As many have pointed out, it's not the first time in recent days that Obama has made similar remarks. But the McCain camp eagerly seized on them Thursday; McCain's campaign manager, Rick Davis, accused Obama of playing the "race card" from "the bottom of the deck." I'm not entirely sure how a card from the top of the race deck differs from a card at the bottom of the race deck, but that's a pointless digression.

Why did McCain and his staffers jump on this when they did? There could be a thousand reasons, but I think it was a clever attempt to shift the topic of conversation and push the newscycle into a territory Obama dreads.

I posted on this subject earlier, but before Thursday's "race card" controversy, the media had begun to focus intensely on the new tactics displayed by McCain's campaign. From McCain's brutal "rather lose a war" attack to a series of negative ads widely derided as immature and inaccurate, the McCain camp resembled an eight year old sitting in the cockpit of an F-16, desperately pushing buttons in an effort to make the damn thing go.

That's a complete exaggeration. The polls showed McCain very competitive nationally and gaining ground in several key battleground states.

Shut up. I like the mental image.

Anyway, even an old McCain hand like John Weaver was publicly shaking his head at the strategy McCain had adapted. Many seemed particularly offended at a McCain ad alleging that Obama flipped off the troops in Germany and sneaked away to snort coke off a German dominatrix's thigh-high boots. The narrative had become "John McCain is a mean dude."

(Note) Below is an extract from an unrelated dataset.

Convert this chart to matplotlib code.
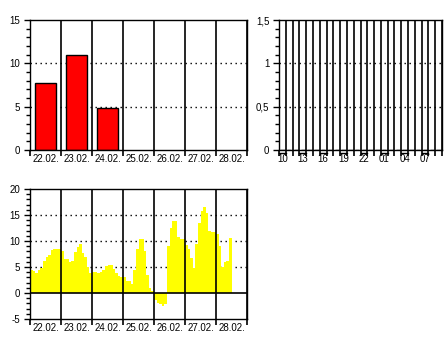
"""
Three small weather panels: daily bars, hourly bars (empty) and a 2-hourly series.
Saves out.png (446x340).
"""

import matplotlib.pyplot as plt
from matplotlib.ticker import FixedLocator, MultipleLocator, NullFormatter
import matplotlib.transforms as mtransforms

plt.rcParams["font.family"] = ["Liberation Sans", "DejaVu Sans"]
plt.rcParams["font.size"] = 7

# --- data ---
day_labels = ["22.02.", "23.02.", "24.02.", "25.02.", "26.02.", "27.02.", "28.02."]
daily_vals = [7.7, 11.0, 4.8]  # only the first three days have a value

hour_labels = ["10", "13", "16", "19", "22", "01", "04", "07"]
hourly_vals = [0, 0, 0, 0, 0, 0, 0, 0, 0, 0, 0, 0,
               0, 0, 0, 0, 0, 0, 0, 0, 0, 0, 0, 0]

# two-hour steps, 12 per day, starting 22.02. 00:00
series_vals = [
    4.5, 4.2, 3.8, 4.4, 4.8, 6.2, 6.9, 7.4, 8.2, 8.5, 8.5, 8.5,        # 22.02.
    8.0, 6.6, 6.6, 5.9, 6.1, 7.8, 8.8, 9.4, 7.7, 7.0, 5.0, 3.9,        # 23.02.
    4.1, 4.1, 3.9, 4.0, 4.5, 5.1, 5.4, 5.3, 4.6, 3.8, 3.2, 3.1,        # 24.02.
    3.0, 2.4, 2.3, 1.8, 4.5, 8.5, 10.3, 10.3, 8.0, 3.5, 1.0, 0.3,      # 25.02.
    -1.3, -1.9, -2.1, -2.5, -2.2, 9.0, 12.5, 13.9, 13.8, 10.7, 10.4, 10.3,  # 26.02.
    9.2, 8.5, 6.8, 4.8, 9.5, 13.5, 15.7, 16.5, 15.3, 12.0, 11.7, 11.7,      # 27.02.
    11.4, 9.0, 5.0, 6.0, 6.1, 10.6,                                     # 28.02.
]
STEP = 1 / 12  # two hours as a fraction of a day

DOT = (0, (1, 2.6))


def style_axes(ax, n_cols, ymin, ymax, ymajor, yminor, hgrid, labels, label_pos):
    ax.set_xlim(0, n_cols)
    ax.set_ylim(ymin, ymax)
    for s in ax.spines.values():
        s.set_linewidth(1.0)
        s.set_color("black")
    # solid vertical lines at every column boundary, also used as ticks
    for i in range(n_cols + 1):
        ax.axvline(i, color="black", lw=1.2, zorder=3)
    ax.xaxis.set_major_locator(FixedLocator(range(n_cols + 1)))
    ax.xaxis.set_major_formatter(NullFormatter())
    ax.xaxis.set_minor_locator(FixedLocator(label_pos))
    ax.set_xticks(label_pos, labels, minor=True)
    ax.tick_params(axis="x", which="major", direction="out", length=4, width=1.2)
    ax.tick_params(axis="x", which="minor", length=0, pad=3)
    ax.yaxis.set_major_locator(MultipleLocator(ymajor))
    ax.yaxis.set_minor_locator(MultipleLocator(yminor))
    ax.tick_params(axis="y", which="major", direction="out", length=4, width=1, pad=3)
    ax.tick_params(axis="y", which="minor", direction="out", length=3, width=1)
    for v in hgrid:
        ax.axhline(v, color="black", lw=1.0, linestyle=DOT, zorder=1)


fig = plt.figure(figsize=(4.46, 3.40), dpi=100)

# top left: daily bars
ax1 = fig.add_axes([30 / 446, 1 - 150 / 340, 217 / 446, 130 / 340])
day_pos = [i + 0.5 for i in range(len(day_labels))]
style_axes(ax1, len(day_labels), 0, 15, 5, 1, [5, 10], day_labels, day_pos)
ax1.bar(day_pos[:len(daily_vals)], daily_vals, width=0.65, color="#ff0000",
        edgecolor="black", linewidth=1.0, zorder=2)
ax1.set_yticks([0, 5, 10, 15], ["0", "5", "10", "15"])

# top right: hourly bars (all zero)
ax2 = fig.add_axes([279 / 446, 1 - 150 / 340, 163 / 446, 130 / 340])
hour_pos = [i * 3 + 0.5 for i in range(len(hour_labels))]
style_axes(ax2, len(hourly_vals), 0, 1.5, 0.5, 0.1, [0.5, 1.0], hour_labels, hour_pos)
ax2.bar([i + 0.5 for i in range(len(hourly_vals))], hourly_vals, width=0.65,
        color="#ff0000", edgecolor="black", linewidth=1.0, zorder=2)
ax2.set_yticks([0, 0.5, 1.0, 1.5], ["0", "0,5", "1", "1,5"])
trans = mtransforms.blended_transform_factory(ax2.transData, ax2.transAxes)
for p in hour_pos:
    ax2.plot([p - 0.5, p + 0.5], [-0.025, -0.025], color="black", lw=1.0,
             transform=trans, clip_on=False)

# bottom: 2-hourly series
ax3 = fig.add_axes([30 / 446, 1 - 319 / 340, 217 / 446, 130 / 340])
style_axes(ax3, len(day_labels), -5, 20, 5, 1, [5, 10, 15], day_labels, day_pos)
xs = [i * STEP for i in range(len(series_vals) + 1)]
ys = series_vals + [series_vals[-1]]
ax3.fill_between(xs, 0, ys, step="post", color="#ffff00", linewidth=0, zorder=2)
ax3.axhline(0, color="black", lw=1.2, zorder=3)
ax3.set_yticks([-5, 0, 5, 10, 15, 20], ["-5", "0", "5", "10", "15", "20"])

fig.savefig("out.png", dpi=100)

But with one press release, Davis changed the discussion, such as it is. McCain is still on the attack, but his people managed to craft an attack based on the idea that the campaign was responding to an unfair strike from Obama.

Reading the Obama quote, it's hard to discern actually who he's referring to when he mentions "they." The campaign spin will probably be that he was talking about those nameless, shapeless forces who spread false rumors about Obama's religion, patriotism and personal history.

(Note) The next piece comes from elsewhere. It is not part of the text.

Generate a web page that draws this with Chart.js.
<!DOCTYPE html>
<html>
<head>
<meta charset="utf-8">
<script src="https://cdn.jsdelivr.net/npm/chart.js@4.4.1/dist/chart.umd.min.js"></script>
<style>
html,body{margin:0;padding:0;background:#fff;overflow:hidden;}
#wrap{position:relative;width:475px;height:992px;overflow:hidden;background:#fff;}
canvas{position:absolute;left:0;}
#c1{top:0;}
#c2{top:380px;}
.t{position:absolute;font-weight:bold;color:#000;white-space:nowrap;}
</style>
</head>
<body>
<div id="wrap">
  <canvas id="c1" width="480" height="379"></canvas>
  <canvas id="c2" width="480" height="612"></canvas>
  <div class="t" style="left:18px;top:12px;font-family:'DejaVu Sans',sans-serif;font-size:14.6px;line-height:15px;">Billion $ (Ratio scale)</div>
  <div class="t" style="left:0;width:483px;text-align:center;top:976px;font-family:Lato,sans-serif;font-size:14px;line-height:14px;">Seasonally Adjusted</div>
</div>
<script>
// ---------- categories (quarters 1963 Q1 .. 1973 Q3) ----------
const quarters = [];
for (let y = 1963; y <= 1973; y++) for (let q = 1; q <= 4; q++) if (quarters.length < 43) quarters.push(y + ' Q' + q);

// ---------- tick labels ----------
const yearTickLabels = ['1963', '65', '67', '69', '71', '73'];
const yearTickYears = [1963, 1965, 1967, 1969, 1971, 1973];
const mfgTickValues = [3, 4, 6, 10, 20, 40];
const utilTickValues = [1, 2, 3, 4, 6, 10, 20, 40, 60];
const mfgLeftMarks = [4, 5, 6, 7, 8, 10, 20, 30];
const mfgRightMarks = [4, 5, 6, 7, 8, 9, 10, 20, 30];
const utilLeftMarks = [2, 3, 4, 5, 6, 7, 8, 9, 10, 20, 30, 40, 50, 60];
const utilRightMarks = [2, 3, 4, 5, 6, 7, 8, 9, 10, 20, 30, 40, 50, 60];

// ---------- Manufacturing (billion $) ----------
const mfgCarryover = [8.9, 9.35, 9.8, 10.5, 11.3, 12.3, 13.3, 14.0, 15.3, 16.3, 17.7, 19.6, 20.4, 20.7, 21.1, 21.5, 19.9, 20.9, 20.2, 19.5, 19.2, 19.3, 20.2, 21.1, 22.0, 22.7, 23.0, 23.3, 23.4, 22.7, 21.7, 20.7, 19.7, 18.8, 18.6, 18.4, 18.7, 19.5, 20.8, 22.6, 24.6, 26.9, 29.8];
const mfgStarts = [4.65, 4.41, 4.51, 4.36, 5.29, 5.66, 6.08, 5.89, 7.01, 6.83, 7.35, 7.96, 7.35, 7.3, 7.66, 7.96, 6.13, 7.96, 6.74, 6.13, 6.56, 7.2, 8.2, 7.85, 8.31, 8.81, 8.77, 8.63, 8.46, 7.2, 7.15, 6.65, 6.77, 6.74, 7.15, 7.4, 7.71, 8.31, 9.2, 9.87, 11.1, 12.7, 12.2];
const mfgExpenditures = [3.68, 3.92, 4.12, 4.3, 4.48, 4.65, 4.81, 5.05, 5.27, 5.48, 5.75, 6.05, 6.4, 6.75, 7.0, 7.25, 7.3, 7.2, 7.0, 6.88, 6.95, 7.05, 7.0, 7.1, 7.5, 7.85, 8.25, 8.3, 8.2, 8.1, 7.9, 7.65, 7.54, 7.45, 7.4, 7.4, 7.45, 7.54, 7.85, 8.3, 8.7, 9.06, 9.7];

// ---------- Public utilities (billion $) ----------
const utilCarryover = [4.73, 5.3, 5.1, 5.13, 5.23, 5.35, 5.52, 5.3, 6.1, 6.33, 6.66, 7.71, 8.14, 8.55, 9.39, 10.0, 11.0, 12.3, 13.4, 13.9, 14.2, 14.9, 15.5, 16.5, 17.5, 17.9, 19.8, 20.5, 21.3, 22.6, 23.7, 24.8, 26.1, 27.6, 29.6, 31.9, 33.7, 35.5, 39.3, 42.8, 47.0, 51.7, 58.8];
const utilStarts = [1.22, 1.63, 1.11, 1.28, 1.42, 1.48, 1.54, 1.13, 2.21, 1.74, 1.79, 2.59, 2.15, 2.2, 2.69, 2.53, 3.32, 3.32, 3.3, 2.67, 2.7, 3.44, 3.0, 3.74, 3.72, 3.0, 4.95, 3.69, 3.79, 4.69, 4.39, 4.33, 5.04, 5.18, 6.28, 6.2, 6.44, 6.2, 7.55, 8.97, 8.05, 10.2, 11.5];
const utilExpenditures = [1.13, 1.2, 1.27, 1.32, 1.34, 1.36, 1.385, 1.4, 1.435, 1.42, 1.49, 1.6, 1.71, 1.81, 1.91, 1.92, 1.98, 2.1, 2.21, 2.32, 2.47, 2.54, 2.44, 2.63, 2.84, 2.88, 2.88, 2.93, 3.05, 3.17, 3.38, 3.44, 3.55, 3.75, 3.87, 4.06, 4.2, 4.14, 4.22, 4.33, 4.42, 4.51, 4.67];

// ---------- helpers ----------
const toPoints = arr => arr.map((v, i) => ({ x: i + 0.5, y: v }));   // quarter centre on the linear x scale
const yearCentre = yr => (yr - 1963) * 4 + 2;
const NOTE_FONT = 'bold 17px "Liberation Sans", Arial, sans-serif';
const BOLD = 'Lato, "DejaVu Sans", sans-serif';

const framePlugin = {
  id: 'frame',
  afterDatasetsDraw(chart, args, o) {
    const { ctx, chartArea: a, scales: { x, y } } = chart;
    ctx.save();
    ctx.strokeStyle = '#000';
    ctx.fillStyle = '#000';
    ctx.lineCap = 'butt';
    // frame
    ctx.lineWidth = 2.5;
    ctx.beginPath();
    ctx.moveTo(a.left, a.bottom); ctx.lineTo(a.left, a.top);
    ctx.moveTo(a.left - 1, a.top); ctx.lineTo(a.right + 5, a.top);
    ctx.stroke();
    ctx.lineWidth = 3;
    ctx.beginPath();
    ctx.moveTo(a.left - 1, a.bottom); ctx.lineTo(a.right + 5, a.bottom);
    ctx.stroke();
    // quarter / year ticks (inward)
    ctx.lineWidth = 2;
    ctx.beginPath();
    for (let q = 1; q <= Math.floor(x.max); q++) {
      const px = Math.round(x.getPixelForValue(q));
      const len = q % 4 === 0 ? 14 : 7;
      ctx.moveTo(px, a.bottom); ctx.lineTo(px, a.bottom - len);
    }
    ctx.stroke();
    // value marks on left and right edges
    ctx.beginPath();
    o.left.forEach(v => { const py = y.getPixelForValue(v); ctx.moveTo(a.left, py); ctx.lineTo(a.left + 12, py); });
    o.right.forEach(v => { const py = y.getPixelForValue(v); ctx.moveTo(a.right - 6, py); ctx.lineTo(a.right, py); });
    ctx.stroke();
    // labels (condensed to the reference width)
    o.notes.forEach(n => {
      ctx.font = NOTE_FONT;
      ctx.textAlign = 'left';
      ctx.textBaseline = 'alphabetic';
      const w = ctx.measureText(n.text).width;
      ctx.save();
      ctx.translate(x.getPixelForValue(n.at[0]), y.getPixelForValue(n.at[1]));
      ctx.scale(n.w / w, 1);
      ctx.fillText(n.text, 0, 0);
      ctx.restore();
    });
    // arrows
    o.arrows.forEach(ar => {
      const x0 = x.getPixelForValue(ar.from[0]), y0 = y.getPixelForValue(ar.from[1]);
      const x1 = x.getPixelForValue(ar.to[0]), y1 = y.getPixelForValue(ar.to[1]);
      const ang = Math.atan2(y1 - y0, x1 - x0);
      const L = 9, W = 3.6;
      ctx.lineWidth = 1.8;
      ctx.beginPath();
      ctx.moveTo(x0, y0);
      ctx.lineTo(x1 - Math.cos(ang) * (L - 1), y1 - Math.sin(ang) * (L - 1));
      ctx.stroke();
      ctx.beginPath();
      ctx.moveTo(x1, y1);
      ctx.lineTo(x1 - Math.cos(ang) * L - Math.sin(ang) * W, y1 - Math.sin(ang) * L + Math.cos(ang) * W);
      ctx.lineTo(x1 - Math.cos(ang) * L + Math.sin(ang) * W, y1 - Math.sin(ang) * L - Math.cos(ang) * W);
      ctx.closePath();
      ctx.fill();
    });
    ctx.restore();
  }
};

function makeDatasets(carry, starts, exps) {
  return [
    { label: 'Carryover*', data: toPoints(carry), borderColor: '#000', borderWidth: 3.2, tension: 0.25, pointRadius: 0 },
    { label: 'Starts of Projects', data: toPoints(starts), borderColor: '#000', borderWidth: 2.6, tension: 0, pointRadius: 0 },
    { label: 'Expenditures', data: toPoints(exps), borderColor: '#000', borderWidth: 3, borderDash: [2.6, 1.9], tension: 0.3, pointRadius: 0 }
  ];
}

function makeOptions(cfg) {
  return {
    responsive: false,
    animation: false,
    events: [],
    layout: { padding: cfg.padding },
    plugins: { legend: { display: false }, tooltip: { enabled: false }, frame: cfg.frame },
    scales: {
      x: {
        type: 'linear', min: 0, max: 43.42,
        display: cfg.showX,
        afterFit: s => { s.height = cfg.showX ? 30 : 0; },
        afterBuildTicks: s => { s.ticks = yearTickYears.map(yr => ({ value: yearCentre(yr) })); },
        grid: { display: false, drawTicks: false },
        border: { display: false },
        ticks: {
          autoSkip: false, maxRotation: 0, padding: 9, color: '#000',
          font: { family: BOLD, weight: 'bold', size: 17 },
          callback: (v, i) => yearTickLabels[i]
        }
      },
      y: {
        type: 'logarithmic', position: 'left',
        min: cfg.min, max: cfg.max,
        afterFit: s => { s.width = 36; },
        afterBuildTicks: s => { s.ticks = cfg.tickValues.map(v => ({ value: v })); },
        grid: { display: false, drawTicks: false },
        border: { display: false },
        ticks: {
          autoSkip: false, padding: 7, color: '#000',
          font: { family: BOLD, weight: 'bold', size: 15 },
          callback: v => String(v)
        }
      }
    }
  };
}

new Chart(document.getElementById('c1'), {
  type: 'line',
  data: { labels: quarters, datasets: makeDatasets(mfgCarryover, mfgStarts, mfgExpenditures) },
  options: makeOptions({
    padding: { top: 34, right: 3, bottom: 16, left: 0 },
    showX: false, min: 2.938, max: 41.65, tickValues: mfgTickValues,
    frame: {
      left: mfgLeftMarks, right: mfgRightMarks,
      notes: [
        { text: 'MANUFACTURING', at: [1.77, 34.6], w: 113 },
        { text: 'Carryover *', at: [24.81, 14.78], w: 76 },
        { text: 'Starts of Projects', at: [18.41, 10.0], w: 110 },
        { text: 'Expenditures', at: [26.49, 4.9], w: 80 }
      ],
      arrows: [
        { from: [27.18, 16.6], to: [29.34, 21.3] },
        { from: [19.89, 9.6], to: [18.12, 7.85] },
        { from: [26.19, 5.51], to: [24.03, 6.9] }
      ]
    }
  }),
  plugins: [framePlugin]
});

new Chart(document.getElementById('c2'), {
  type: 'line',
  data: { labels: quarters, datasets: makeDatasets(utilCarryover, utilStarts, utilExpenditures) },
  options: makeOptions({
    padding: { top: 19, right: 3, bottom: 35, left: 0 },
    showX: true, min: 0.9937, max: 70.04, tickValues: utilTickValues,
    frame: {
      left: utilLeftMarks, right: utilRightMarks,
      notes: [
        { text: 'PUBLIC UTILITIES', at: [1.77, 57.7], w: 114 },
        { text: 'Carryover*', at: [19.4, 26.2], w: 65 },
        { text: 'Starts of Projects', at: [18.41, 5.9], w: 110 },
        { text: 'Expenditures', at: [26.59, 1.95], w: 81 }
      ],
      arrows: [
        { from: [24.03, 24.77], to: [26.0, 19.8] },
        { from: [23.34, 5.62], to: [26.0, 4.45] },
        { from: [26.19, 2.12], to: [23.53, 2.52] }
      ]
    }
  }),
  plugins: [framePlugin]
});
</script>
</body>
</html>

If he was referring specifically to the McCain campaign the picture gets muddier. I would argue that McCain certainly has been questioning Obama's patriotism and loyalty. He's denied it, to be sure, but as I've argued before, there are very few ways to read "he'd rather lose a war than an election," and none of them speak highly of Obama's love of country.

But McCain has consciously avoided overt racial attacks. Some have argued that his most recent ad, putting video of Obama with images of Paris Hilton and Brittney Spears, plays on the classic "black man with blond white women" racist dynamic. I think that's probably reading too far into the (thoroughly silly) commercial, but then again, maybe it's a completely accurate reading. I don't know.

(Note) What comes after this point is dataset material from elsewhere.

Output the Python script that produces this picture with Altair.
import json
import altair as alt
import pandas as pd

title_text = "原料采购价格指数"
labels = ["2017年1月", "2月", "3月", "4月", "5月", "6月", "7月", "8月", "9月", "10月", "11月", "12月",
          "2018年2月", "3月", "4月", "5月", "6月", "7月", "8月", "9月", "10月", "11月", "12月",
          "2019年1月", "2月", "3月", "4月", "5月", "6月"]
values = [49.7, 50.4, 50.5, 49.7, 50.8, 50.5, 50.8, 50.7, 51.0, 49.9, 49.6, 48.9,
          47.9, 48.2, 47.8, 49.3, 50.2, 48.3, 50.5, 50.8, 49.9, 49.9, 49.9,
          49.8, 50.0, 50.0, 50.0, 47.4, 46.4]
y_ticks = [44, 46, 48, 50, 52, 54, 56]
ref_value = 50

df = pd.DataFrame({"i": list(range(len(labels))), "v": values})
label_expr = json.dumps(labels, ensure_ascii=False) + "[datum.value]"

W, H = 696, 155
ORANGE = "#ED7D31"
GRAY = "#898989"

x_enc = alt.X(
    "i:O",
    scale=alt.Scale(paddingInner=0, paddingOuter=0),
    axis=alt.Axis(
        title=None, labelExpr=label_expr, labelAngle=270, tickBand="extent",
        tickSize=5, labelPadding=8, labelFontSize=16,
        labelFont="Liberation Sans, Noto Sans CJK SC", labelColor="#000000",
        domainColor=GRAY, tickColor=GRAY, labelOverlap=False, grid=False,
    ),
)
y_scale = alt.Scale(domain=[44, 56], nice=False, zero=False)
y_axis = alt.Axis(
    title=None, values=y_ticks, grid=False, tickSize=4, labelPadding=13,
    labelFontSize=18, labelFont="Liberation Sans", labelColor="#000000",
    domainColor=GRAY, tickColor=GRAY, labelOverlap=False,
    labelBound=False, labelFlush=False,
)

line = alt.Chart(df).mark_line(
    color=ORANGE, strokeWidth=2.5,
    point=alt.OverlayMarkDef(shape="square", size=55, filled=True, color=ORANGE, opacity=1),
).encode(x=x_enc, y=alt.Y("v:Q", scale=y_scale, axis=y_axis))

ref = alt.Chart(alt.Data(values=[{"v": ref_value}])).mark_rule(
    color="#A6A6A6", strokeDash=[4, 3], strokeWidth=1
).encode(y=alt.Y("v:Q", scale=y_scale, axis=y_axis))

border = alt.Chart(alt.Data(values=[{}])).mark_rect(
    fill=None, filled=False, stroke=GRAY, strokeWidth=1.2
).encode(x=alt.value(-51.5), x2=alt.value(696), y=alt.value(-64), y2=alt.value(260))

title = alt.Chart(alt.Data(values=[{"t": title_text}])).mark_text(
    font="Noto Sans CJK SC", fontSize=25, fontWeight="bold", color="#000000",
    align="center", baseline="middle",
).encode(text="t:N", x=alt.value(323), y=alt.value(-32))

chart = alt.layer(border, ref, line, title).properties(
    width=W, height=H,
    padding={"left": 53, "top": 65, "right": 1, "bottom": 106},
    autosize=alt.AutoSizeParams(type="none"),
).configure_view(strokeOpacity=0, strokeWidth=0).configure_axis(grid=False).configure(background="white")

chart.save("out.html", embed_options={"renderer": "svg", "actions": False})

What I do know is that Davis and the rest of McCain's campaign have succeeded in shifting the context of that ad and the others recently shown around the country. Check out this passage from the Times link above:

Mr. Davis’s comments came as the McCain campaign has adopted a far more aggressive, negative posture toward Mr. Obama in recent days, trying to define him as arrogant, out of touch and unprepared for the presidency. But until this week, the McCain campaign had not invoked race.

Mr. Obama has been the victim of some racist and racially tinged attacks this year, particularly during the primaries.

Underground e-mail campaigns have spread the false rumor that he is Muslim and questioned his patriotism by falsely charging that he does not put his hand over his heart when the Pledge of Allegiance is recited. A button spotted outside the Texas Republican convention asked, “If Obama Is President ... Will We Still Call It the White House?”

But Mr. McCain has condemned racist campaigning and has denounced Republican groups that tried to make an issue of inflammatory statements made by Mr. Obama’s former pastor, the Rev. Jeremiah A. Wright Jr., and one of his own supporters who referred to Mr. Obama as “Barack Hussein Obama” at a McCain rally.

There's nothing wrong with that reporting. But see how the narrative has changed? We're no longer talking about McCain ridiculously placing blame for high gas prices on Obama, or his accusations of disloyalty or his "Obama hates the troops" spot. Now we're talking about a campaign where both sides are launching dubious attacks; sure, McCain is almost calling Obama a traitor, but Obama is unfairly calling McCain a racist. Look at those two. Tsk tsk. McCain's attacks get folded into a much larger story. They're lost in the shuffle and get banished from the front page.

There's little more dangerous in journalism than a moral equivalency; it afflicts reporting in the Middle East, and it's always been a problem for political reporters, most of whom are trying their hardest to write objectively. You can see what the reporters are doing in that passage above: acknowledge the false attacks launched at Obama, but defend McCain as playing no role in them.

The last four paragraphs of the story detail charges from both McCain's camp and the Hillary Clinton campaign that Obama's people have done this kind of thing before. Steve Schmidt, another high-ranking McCain aide, is quoted. So is Howard Wolfson, former Clinton communications director. So now the race card accusation is bi-partisan, lending credence to McCain's claims.

All in all, a fine bit of work from McCain's campaign. They ameliorated the criticism coming their way for the attack ads, and they did it without retreating one step from those ads.